■ **WHAT YOU NEED TO DO**
Restate the data below word for word. Skip any images it contains.

########

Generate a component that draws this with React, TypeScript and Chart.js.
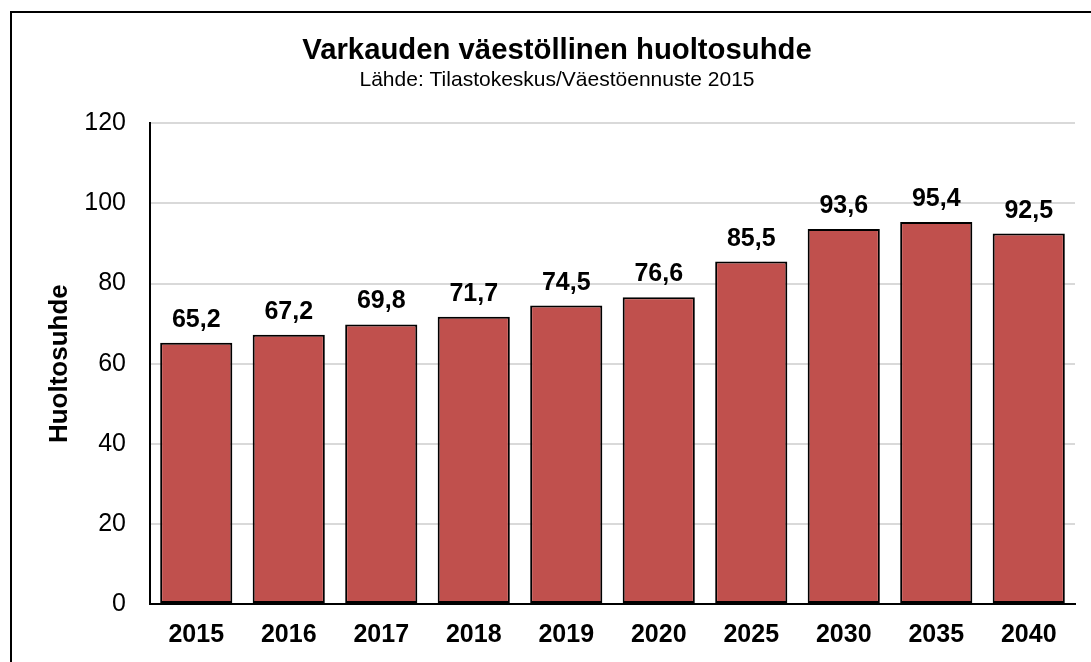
import React, { useEffect, useRef } from "react";
import { Chart, registerables } from "chart.js";

Chart.register(...registerables);

const categories = ["2015", "2016", "2017", "2018", "2019", "2020", "2025", "2030", "2035", "2040"];
const values = [65.2, 67.2, 69.8, 71.7, 74.5, 76.6, 85.5, 93.6, 95.4, 92.5];
const yTicks = [0, 20, 40, 60, 80, 100, 120];
const titleText = "Varkauden väestöllinen huoltosuhde";
const subtitleText = "Lähde: Tilastokeskus/Väestöennuste 2015";
const yAxisTitle = "Huoltosuhde";

const FONT = "'Liberation Sans', Arial, Helvetica, sans-serif";
const BAR_COLOR = "#C0504D";

const CANVAS_W = 1090;
const CANVAS_H = 649;
const PAD_SIDE = 27;
const AREA_LEFT = 138;
const AREA_BOTTOM = 591;

const dataLabels = {
  id: "dataLabels",
  afterDatasetsDraw(chart: any) {
    const ctx = chart.ctx;
    const meta = chart.getDatasetMeta(0);
    ctx.save();
    ctx.font = `bold 25px ${FONT}`;
    ctx.fillStyle = "#000";
    ctx.textAlign = "center";
    ctx.textBaseline = "alphabetic";
    meta.data.forEach((bar: any, i: number) => {
      const txt = values[i].toFixed(1).replace(".", ",");
      ctx.fillText(txt, bar.x, bar.y - 16);
    });
    ctx.restore();
  },
};

export default function App() {
  const ref = useRef<HTMLCanvasElement>(null);
  useEffect(() => {
    document.documentElement.style.overflow = "hidden";
    document.body.style.overflow = "hidden";
    const canvas = ref.current!;
    const chart = new Chart(canvas, {
      type: "bar",
      data: {
        labels: categories,
        datasets: [
          {
            data: values,
            backgroundColor: BAR_COLOR,
            borderColor: "#000",
            borderWidth: 2,
            borderSkipped: false,
            barPercentage: 0.78,
            categoryPercentage: 1,
          },
        ],
      },
      options: {
        responsive: false,
        animation: false,
        devicePixelRatio: 1,
        layout: { padding: { left: PAD_SIDE, right: PAD_SIDE, top: 0, bottom: 0 } },
        plugins: {
          legend: { display: false },
          tooltip: { enabled: false },
          title: {
            display: true,
            text: titleText,
            color: "#000",
            font: { family: FONT, size: 29.3, weight: "bold" },
            padding: { top: 20, bottom: -1 },
          },
          subtitle: {
            display: true,
            text: subtitleText,
            color: "#000",
            font: { family: FONT, size: 21 },
            padding: { top: 0, bottom: 31 },
          },
        },
        scales: {
          x: {
            grid: { display: false, drawTicks: false },
            border: { color: "#000", width: 2 },
            ticks: {
              color: "#000",
              font: { family: FONT, size: 25, weight: "bold" },
              padding: 16,
              maxRotation: 0,
              autoSkip: false,
            },
            afterFit(scale: any) {
              scale.height = CANVAS_H - AREA_BOTTOM;
            },
          },
          y: {
            min: 0,
            max: 120,
            afterBuildTicks(scale: any) {
              scale.ticks = yTicks.map((v) => ({ value: v }));
            },
            grid: { color: "#D9D9D9", lineWidth: 2, drawTicks: false },
            border: { color: "#000", width: 2 },
            ticks: {
              color: "#000",
              font: { family: FONT, size: 25 },
              padding: 24,
            },
            title: {
              display: true,
              text: yAxisTitle,
              color: "#000",
              font: { family: FONT, size: 26, weight: "bold" },
              padding: { top: 5, bottom: 0 },
            },
            afterFit(scale: any) {
              scale.width = AREA_LEFT - PAD_SIDE;
            },
          },
        },
      },
      plugins: [dataLabels],
    });
    return () => chart.destroy();
  }, []);

  return (
    <div
      style={{
        position: "absolute",
        left: 10,
        top: 11,
        width: 1100,
        height: 700,
        border: "2px solid #000",
        background: "#fff",
      }}
    >
      <canvas ref={ref} width={CANVAS_W} height={CANVAS_H} style={{ display: "block" }} />
    </div>
  );
}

########

■ **FINISHED EXERCISE**
Generate a component that draws this with React, TypeScript and Chart.js.
import React, { useEffect, useRef } from "react";
import { Chart, registerables } from "chart.js";

Chart.register(...registerables);

const categories = ["2015", "2016", "2017", "2018", "2019", "2020", "2025", "2030", "2035", "2040"];
const values = [65.2, 67.2, 69.8, 71.7, 74.5, 76.6, 85.5, 93.6, 95.4, 92.5];
const yTicks = [0, 20, 40, 60, 80, 100, 120];
const titleText = "Varkauden väestöllinen huoltosuhde";
const subtitleText = "Lähde: Tilastokeskus/Väestöennuste 2015";
const yAxisTitle = "Huoltosuhde";

const FONT = "'Liberation Sans', Arial, Helvetica, sans-serif";
const BAR_COLOR = "#C0504D";

const CANVAS_W = 1090;
const CANVAS_H = 649;
const PAD_SIDE = 27;
const AREA_LEFT = 138;
const AREA_BOTTOM = 591;

const dataLabels = {
  id: "dataLabels",
  afterDatasetsDraw(chart: any) {
    const ctx = chart.ctx;
    const meta = chart.getDatasetMeta(0);
    ctx.save();
    ctx.font = `bold 25px ${FONT}`;
    ctx.fillStyle = "#000";
    ctx.textAlign = "center";
    ctx.textBaseline = "alphabetic";
    meta.data.forEach((bar: any, i: number) => {
      const txt = values[i].toFixed(1).replace(".", ",");
      ctx.fillText(txt, bar.x, bar.y - 16);
    });
    ctx.restore();
  },
};

export default function App() {
  const ref = useRef<HTMLCanvasElement>(null);
  useEffect(() => {
    document.documentElement.style.overflow = "hidden";
    document.body.style.overflow = "hidden";
    const canvas = ref.current!;
    const chart = new Chart(canvas, {
      type: "bar",
      data: {
        labels: categories,
        datasets: [
          {
            data: values,
            backgroundColor: BAR_COLOR,
            borderColor: "#000",
            borderWidth: 2,
            borderSkipped: false,
            barPercentage: 0.78,
            categoryPercentage: 1,
          },
        ],
      },
      options: {
        responsive: false,
        animation: false,
        devicePixelRatio: 1,
        layout: { padding: { left: PAD_SIDE, right: PAD_SIDE, top: 0, bottom: 0 } },
        plugins: {
          legend: { display: false },
          tooltip: { enabled: false },
          title: {
            display: true,
            text: titleText,
            color: "#000",
            font: { family: FONT, size: 29.3, weight: "bold" },
            padding: { top: 20, bottom: -1 },
          },
          subtitle: {
            display: true,
            text: subtitleText,
            color: "#000",
            font: { family: FONT, size: 21 },
            padding: { top: 0, bottom: 31 },
          },
        },
        scales: {
          x: {
            grid: { display: false, drawTicks: false },
            border: { color: "#000", width: 2 },
            ticks: {
              color: "#000",
              font: { family: FONT, size: 25, weight: "bold" },
              padding: 16,
              maxRotation: 0,
              autoSkip: false,
            },
            afterFit(scale: any) {
              scale.height = CANVAS_H - AREA_BOTTOM;
            },
          },
          y: {
            min: 0,
            max: 120,
            afterBuildTicks(scale: any) {
              scale.ticks = yTicks.map((v) => ({ value: v }));
            },
            grid: { color: "#D9D9D9", lineWidth: 2, drawTicks: false },
            border: { color: "#000", width: 2 },
            ticks: {
              color: "#000",
              font: { family: FONT, size: 25 },
              padding: 24,
            },
            title: {
              display: true,
              text: yAxisTitle,
              color: "#000",
              font: { family: FONT, size: 26, weight: "bold" },
              padding: { top: 5, bottom: 0 },
            },
            afterFit(scale: any) {
              scale.width = AREA_LEFT - PAD_SIDE;
            },
          },
        },
      },
      plugins: [dataLabels],
    });
    return () => chart.destroy();
  }, []);

  return (
    <div
      style={{
        position: "absolute",
        left: 10,
        top: 11,
        width: 1100,
        height: 700,
        border: "2px solid #000",
        background: "#fff",
      }}
    >
      <canvas ref={ref} width={CANVAS_W} height={CANVAS_H} style={{ display: "block" }} />
    </div>
  );
}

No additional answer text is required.